What you'll learn
- Keep admin, API, and private paths disallowed for all user agents you list.
- Reference your sitemap and, when applicable, your llms.txt location.
- Treat robots.txt as intent, not a security boundary: some bots ignore it.
robots.txt tells well-behaved crawlers which paths they should skip. Search engines generally respect it. Some AI crawlers may still fetch URLs for training or retrieval, so combine robots rules with authentication for anything truly private.
What to block everywhere
- Admin and account areas
- Internal APIs and webhooks
- Draft or staging paths
- User-specific or PII-heavy routes
Template you can adapt
Start from one block per major crawler family, then a User-agent: * fallback. Keep rules consistent so you do not accidentally allow GPTBot where you blocked *.
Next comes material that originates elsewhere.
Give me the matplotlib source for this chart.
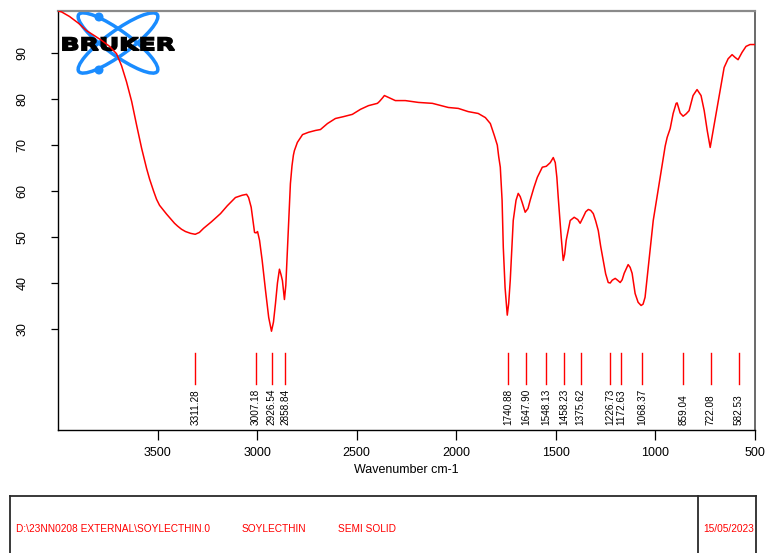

# Example skeleton: replace paths with yours
User-agent: Googlebot
Allow: /
Disallow: /admin/
Disallow: /api/
User-agent: GPTBot
Allow: /
Disallow: /admin/
Disallow: /api/
Disallow: /account/
User-agent: *
Allow: /
Disallow: /admin/
Disallow: /api/
Sitemap: https://yourdomain.com/sitemap.xmlIf your stack documents an LLMS or similar line for discovery files, add it only when valid. Example: LLMS: https://yourdomain.com/llms.txt
AI crawlers and compliance
Publishing Allow for AI bots means you are inviting fetches of public pages. If you need to opt out of certain training uses, use vendor-specific mechanisms where available in addition to robots.txt. Your legal team should align public marketing with your data policy.
Testing
Fetch https://yourdomain.com/robots.txt in the browser. Fix syntax errors (typos in Disallow, wrong user-agent names). Use crawl tools or curl with a custom User-Agent header to spot-check critical URLs.
Operational tips
- Update robots.txt when you add new app sections.
- Keep sitemap URL current if your sitemap path changes.
- Document internally who owns edits so deploys do not wipe custom files.